The Pleasant Hill, Ohio, native did not grow up attending church regularly, but when teammates invited her to Lifesong Church in Sheffield, she went. At a New Year’s conference in Tennessee, she got her first Bible and put her mathematical brain to work trying to understand biblical truths.
She began to spend Sunday nights at Lifesong, singing and worshipping Jesus, and one Sunday night, she committed her life to Christ.
Following Christ
“I prayed, ‘God, I don’t believe in You. I don’t know what else to do.’ At that time, I remember a guy coming up to say, ‘I feel called to pray over you.’ Three or four girls on the team prayed over me for understanding and what a weight came off my shoulders — freedom,” Brown said.
She began to learn more about following Christ and living on mission. She went to outreach beach projects in Florida the following two summers, learning all she could the first year and helping others learn the second year. She followed those experiences with a summer 2018 missions trip to Antigua, where she helped teach soccer camps and led Bible study.
The joy she saw in the Antiguan Christians moved her, Brown said.
“They had old Bibles, taped together,” she said. “But you could tell they loved the Lord and sang their hearts out in worship and thanked Him. That was very humbling.”
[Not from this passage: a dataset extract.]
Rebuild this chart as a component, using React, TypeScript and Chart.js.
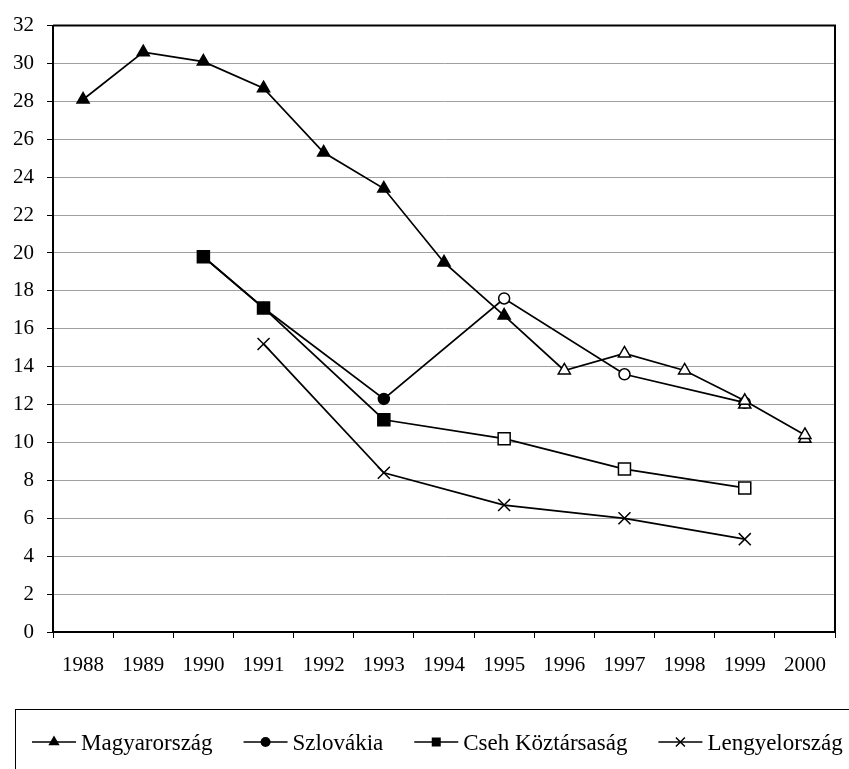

Since becoming a Christian, Brown has learned to grant grace to others, especially those who feel Christians are judging them.
“That is not our responsibility,” she said.
Mollie Clay, a former West Alabama athletic trainer who now works in New Orleans, helped disciple Brown in her personal faith, as well as in practicing her faith on the job as a coach of young players.
“As with any job, (in coaching) there are many opportunities to indulge frustration and impatience rather than slow down and choose to be compassionate,” Clay said. “I attempted to help her take a step back from whatever issue we were facing and try to act with grace and wisdom rather than following whatever emotion was strongest at the time.”
Patience and compassion
Clay said she has watched Brown grow in patience and compassion, and serve sacrificially as a coach.
“Morgan has this innate diligence and toughness. She can power through anything. I believe that’s a gift,” Clay said.
“But seeing Morgan show vulnerability and admit she needs help has truly been the biggest area of growth I’ve seen in her.”
When Brown became a coach, she thought she would change players’ lives, but she learned that’s not the case.
“I’ve learned more from them than they have ever learned from me,” she said.
Brown noted she has intentional conversations and shows patience with her players, trying to guide them toward positive decisions.
But she knows she is still young in her faith and has a lot of growing to do. She has read Christian authors like C.S. Lewis and even took a class, “Introduction to New Testament History,” her senior year at UNA to learn more about the history and context of Scripture.
Brown also reads the Bible her mother gave her and continues to learn, especially Scripture she desires to memorize.
“I look at older people and see what they have done, hear their testimony, just their whole life,” she said. “One day I will be there and I can share that with people like grandkids, family members and friends.”